= Wadad Makdisi Cortas =

Palestinian-Lebanese educator and memoirist (1909–1979)

Wadad Makdisi Cortas (وداد مقدسي قرطاس; 1909–1979) was a Palestinian-Lebanese educator and memoirist.

==Early life and education==
Wadad Makdisi grew up in an educated family in Beirut, and attended Ahliah National School for Girls as a child. She graduated in 1927 and enrolled at the American University of Beirut, the only one of her classmates to go on to university. After finishing her undergraduate studies, she taught in a teacher training college in Baghdad Iraq. In August 1931 she travelled to Ann Arbor for graduate studies as a Barbour Scholar (a grant to promote the spread of women's education in Asia). While in Ann Arbor she attended lectures and talks by William Butler Yeats who was appealing for the cause of a free Ireland and by Count Sforza who denounced the Italian Fascists. Between spring of 1933 and the summer of 1934, she traveled widely in Europe during this spell she also visited her cousins the Hourani's including the young Albert Hourani in Manchester.

==Career==
Cortas worked at her alma mater, the Ahliah National School for Girls, from 1934 to 1974 for forty years. In her first year she was the deputy head mistress then as the principal, for her remaining years. She also taught at Beirut College for Women, and was on the board of the Academie Libanaise des Beaux Arts.

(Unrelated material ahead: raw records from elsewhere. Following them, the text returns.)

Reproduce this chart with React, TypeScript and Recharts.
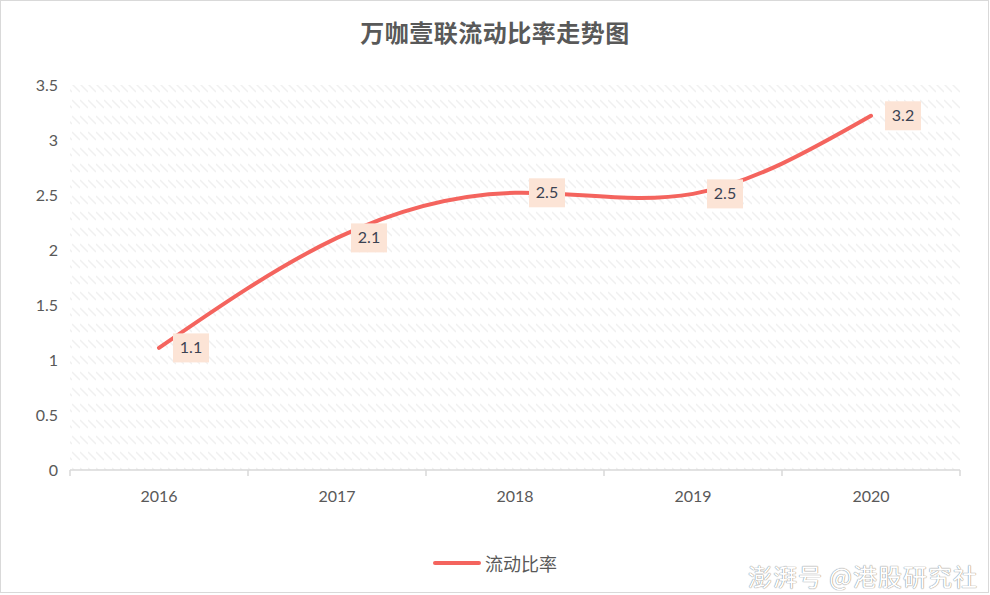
import { LineChart, Line, XAxis, YAxis, CartesianGrid, Legend, LabelList } from "recharts";

const years = ["2016", "2017", "2018", "2019", "2020"];
const currentRatio = [1.11, 2.11, 2.52, 2.51, 3.22];
const yTicks = [0, 0.5, 1, 1.5, 2, 2.5, 3, 3.5];
const xTicks = [0, 0.5, 1, 1.5, 2, 2.5, 3, 3.5, 4, 4.5, 5];

const LINE_COLOR = "#f4645e";
const TEXT_COLOR = "#595959";
const FONT = "Lato, 'Noto Sans CJK SC', sans-serif";

const data = years.map((y, i) => ({ x: i + 0.5, year: y, ratio: currentRatio[i] }));

// integer ticks = boundaries between categories (tick mark), half ticks = labels
function XTick(props: any) {
  const { x, y, payload } = props;
  const v = payload.value as number;
  if (Number.isInteger(v)) {
    return <line x1={x} x2={x} y1={y - 8} y2={y - 2} stroke="#d9d9d9" strokeWidth={1.5} />;
  }
  const label = years[Math.floor(v)];
  return (
    <text x={x} y={y + 24} textAnchor="middle" fill={TEXT_COLOR} fontSize={16} fontFamily={FONT}>
      {label}
    </text>
  );
}

function PointLabel(props: any) {
  const { x, y, value } = props;
  return (
    <g>
      <rect x={x + 14} y={y - 14.5} width={36} height={29} fill="#fce4d6" />
      <text
        x={x + 32}
        y={y + 1}
        textAnchor="middle"
        dominantBaseline="middle"
        fill="#3b4252"
        fontSize={16}
        fontFamily={FONT}
      >
        {Number(value).toFixed(1)}
      </text>
    </g>
  );
}

function LegendContent() {
  return (
    <div style={{ display: "flex", justifyContent: "center", alignItems: "center", fontFamily: FONT }}>
      <svg width={48} height={10} style={{ marginRight: 4 }}>
        <line x1={2} x2={46} y1={5} y2={5} stroke={LINE_COLOR} strokeWidth={4} strokeLinecap="round" />
      </svg>
      <span style={{ fontSize: 18, color: TEXT_COLOR }}>流动比率</span>
    </div>
  );
}

export default function App() {
  return (
    <div
      style={{
        position: "absolute",
        left: 0,
        top: 0,
        width: 990,
        height: 595,
        background: "#fff",
        fontFamily: FONT,
      }}
    >
      <div
        style={{
          position: "absolute",
          left: 0,
          top: 0,
          width: 989,
          height: 593,
          border: "1px solid #d9d9d9",
          boxSizing: "border-box",
        }}
      />
      <div
        style={{
          position: "absolute",
          top: 16,
          left: 0,
          width: 990,
          textAlign: "center",
          fontSize: 24,
          fontWeight: "bold",
          color: TEXT_COLOR,
          fontFamily: "'Noto Sans CJK SC', sans-serif",
          lineHeight: "32px",
          letterSpacing: 0.5,
        }}
      >
        万咖壹联流动比率走势图
      </div>
      <LineChart
        width={990}
        height={595}
        data={data}
        margin={{ top: 85, right: 30, left: 10, bottom: 85 }}
        style={{ position: "absolute", left: 0, top: 0 }}
      >
        <defs>
          <pattern id="hatch" width={8} height={16} patternUnits="userSpaceOnUse">
            <line x1={0} y1={4} x2={8} y2={12} stroke="#f0f0f0" strokeWidth={1.4} />
          </pattern>
        </defs>
        <CartesianGrid horizontal={false} vertical={false} fill="url(#hatch)" />
        <XAxis
          dataKey="x"
          type="number"
          domain={[0, 5]}
          ticks={xTicks}
          interval={0}
          height={40}
          tickLine={false}
          axisLine={{ stroke: "#d9d9d9", strokeWidth: 1.5 }}
          tick={<XTick />}
        />
        <YAxis
          domain={[0, 3.5]}
          ticks={yTicks}
          width={60}
          axisLine={false}
          tickLine={false}
          tickSize={4}
          tickMargin={8}
          tick={{ fill: TEXT_COLOR, fontSize: 16, fontFamily: FONT }}
        />
        <Legend
          verticalAlign="middle"
          layout="horizontal"
          wrapperStyle={{ top: 550, left: 0, width: 990 }}
          content={<LegendContent />}
        />
        <Line
          type="natural"
          dataKey="ratio"
          stroke={LINE_COLOR}
          strokeWidth={4}
          strokeLinecap="round"
          dot={false}
          activeDot={false}
          isAnimationActive={false}
        >
          <LabelList dataKey="ratio" content={<PointLabel />} />
        </Line>
      </LineChart>
      <div
        style={{
          position: "absolute",
          right: 12,
          top: 558,
          fontSize: 24,
          color: "#fff",
          fontFamily: "'Noto Sans CJK SC', sans-serif",
          textShadow: "0 0 1px #888, 0 0 1px #888",
          letterSpacing: 1,
        }}
      >
        澎湃号 @港股研究社
      </div>
    </div>
  );
}
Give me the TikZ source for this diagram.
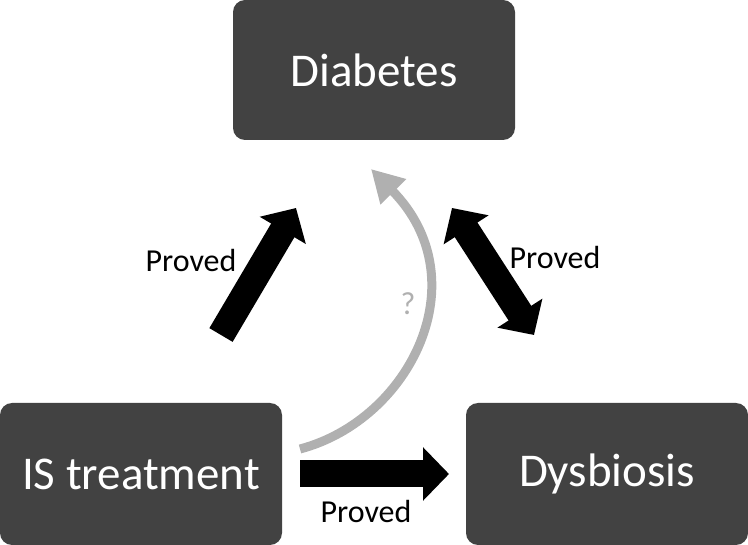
\documentclass[tikz,border=0pt]{standalone}
\usepackage{fontspec}
\setmainfont{Carlito}
\usetikzlibrary{arrows.meta}
\definecolor{boxgray}{HTML}{424242}
\definecolor{curvegray}{HTML}{B0B0B0}
\tikzset{
  box/.style={fill=boxgray, rounded corners=12pt, inner sep=0pt, text=white,
    font=\fontsize{47}{50}\selectfont, minimum width=282pt},
  fat/.style={line width=27pt, line cap=butt, -{Triangle[width=52pt,length=26pt]}},
  fatboth/.style={line width=27pt, line cap=butt, {Triangle[width=52pt,length=26pt]}-{Triangle[width=52pt,length=26pt]}},
  thin/.style={line width=9pt, curvegray, line cap=butt, -{Triangle[width=34pt,length=32pt]}},
  lbl/.style={inner sep=0pt, font=\fontsize{32}{34}\selectfont},
}
\begin{document}
\begin{tikzpicture}[x=1pt,y=-1pt]
\useasboundingbox (0,0) rectangle (748,545);
\node[box, minimum height=140pt] (dia) at (374,70) {Diabetes};
\node[box, minimum height=142pt] (ist) at (141,474) {IS treatment};
\node[box, minimum height=142pt] (dys) at (607,474) {Dysbiosis};

\coordinate (l1) at (221,335);
\coordinate (l2) at (296,208);
\coordinate (r1) at (452,208);
\coordinate (r2) at (534,335);
\coordinate (b1) at (300,474);
\coordinate (b2) at (449,474);
\coordinate (c1) at (300,449);
\coordinate (c2) at (371,169);

\draw[fat] (l1) -- (l2);
\draw[fatboth] (r1) -- (r2);
\draw[fat] (b1) -- (b2);
\draw[thin] (c1) .. controls (410,420) and (480,280) .. (c2);

\node[lbl] (p1) at (191,261) {Proved};
\node[lbl] (p2) at (555,258) {Proved};
\node[lbl] (p3) at (366,512) {Proved};
\node[lbl, text=curvegray, font=\fontsize{32}{34}\selectfont] (q) at (408,304) {?};
\end{tikzpicture}
\end{document}
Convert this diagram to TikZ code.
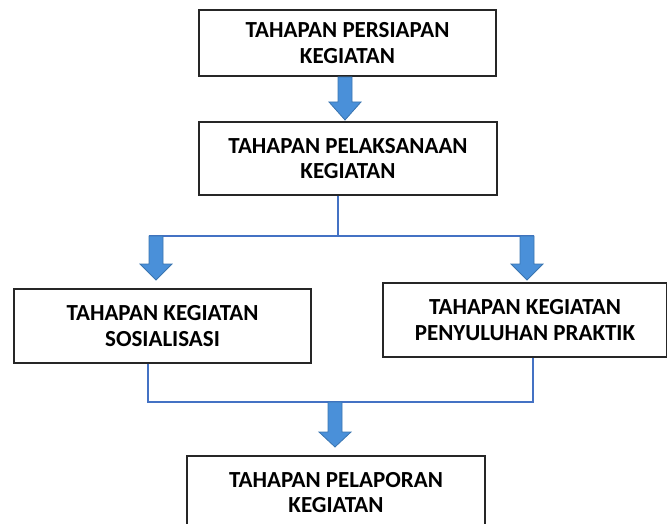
\documentclass[tikz,border=0pt]{standalone}
\usepackage{fontspec}
\setmainfont{Carlito}
\usetikzlibrary{calc,positioning}
\definecolor{arrowblue}{RGB}{74,144,217}
\definecolor{arrowedge}{RGB}{58,117,176}
\definecolor{lineblue}{RGB}{68,114,196}
\tikzstyle{stage}=[rectangle,draw=black!85,line width=1.2pt,fill=white,align=center,inner sep=0pt,font=\fontsize{23}{25.5}\selectfont\bfseries]
\tikzstyle{blockarrow}=[fill=arrowblue,draw=arrowedge,line width=0.8pt,line join=miter]
\tikzstyle{branch}=[draw=lineblue,line width=1.6pt]
% #1 top of shaft, #2 tip, #3 head length
\newcommand{\downblock}[3]{%
  \filldraw[blockarrow] ($(#1)+(-7,0)$) -- ($(#1)+(7,0)$) -- ($(#2)+(7,-#3)$) -- ($(#2)+(16,-#3)$) -- (#2) -- ($(#2)+(-16,-#3)$) -- ($(#2)+(-7,-#3)$) -- cycle;
}

\begin{document}
\begin{tikzpicture}[x=1pt,y=-1pt]
	\clip (0,0) rectangle (667,524);
%--------------------start stage boxes --------------------
	\node[stage,minimum width=297pt,minimum height=66pt] (persiapan) at (347.5,43) {TAHAPAN PERSIAPAN\\KEGIATAN};
	\node[stage,minimum width=298pt,minimum height=73pt] (pelaksanaan) at (348,158.5) {TAHAPAN PELAKSANAAN\\KEGIATAN};
	\node[stage,minimum width=297pt,minimum height=74pt] (sosialisasi) at (162.5,326) {TAHAPAN KEGIATAN\\SOSIALISASI};
	\node[stage,minimum width=284pt,minimum height=74pt] (penyuluhan) at (525,320) {TAHAPAN KEGIATAN\\PENYULUHAN PRAKTIK};
	\node[stage,minimum width=298pt,minimum height=73pt] (pelaporan) at (336,492.5) {TAHAPAN PELAPORAN\\KEGIATAN};
%--------------------end stage boxes ----------------------

	%Persiapan to pelaksanaan
	\coordinate (topA) at (345,77);
	\coordinate (tipA) at (345,120);
	\downblock{topA}{tipA}{18}

	%Split line
	\coordinate (split) at (338,236);
	\coordinate (splitL) at (149,236);
	\coordinate (splitR) at (534,236);
	\draw[branch] (pelaksanaan.south -| split) -- (split);
	\draw[branch] (splitL) -- (splitR);

	\coordinate (topL) at (156,236);
	\coordinate (tipL) at (156,280);
	\downblock{topL}{tipL}{16}

	\coordinate (topR) at (527,236);
	\coordinate (tipR) at (527,280);
	\downblock{topR}{tipR}{16}

	%Join line
	\coordinate (joinL) at (148,402);
	\coordinate (joinR) at (533,402);
	\draw[branch] (sosialisasi.south -| joinL) -- (joinL) -- (joinR) -- (penyuluhan.south -| joinR);

	\coordinate (topB) at (335,402);
	\coordinate (tipB) at (335,447);
	\downblock{topB}{tipB}{15}
\end{tikzpicture}
\end{document}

Cortas's memoir, Dunia Ahbab-tuha (A World I Loved) was published in Arabic in the 1960s. She translated the memoir into English and updated it in her retirement; the revised version was published posthumously, with a foreword by Nadine Gordimer, in 2009. In 2012, a stage adaptation of Cortas's book, starring Vanessa Redgrave, was produced first at the Brighton Festival, then at Columbia University, and in 2015 at the Spoleto Festival in Italy.

==Personal life==
Cortas married a businessman from Brummana, Emile Cortas, who founded the canning company Cortas. They had four children, including the writer Mariam C. Said. Cortas had a stroke in 1972 with lasting effects; she died in 1979, aged 70 years. Her granddaughter Najla Said is an actress and playwright in New York City.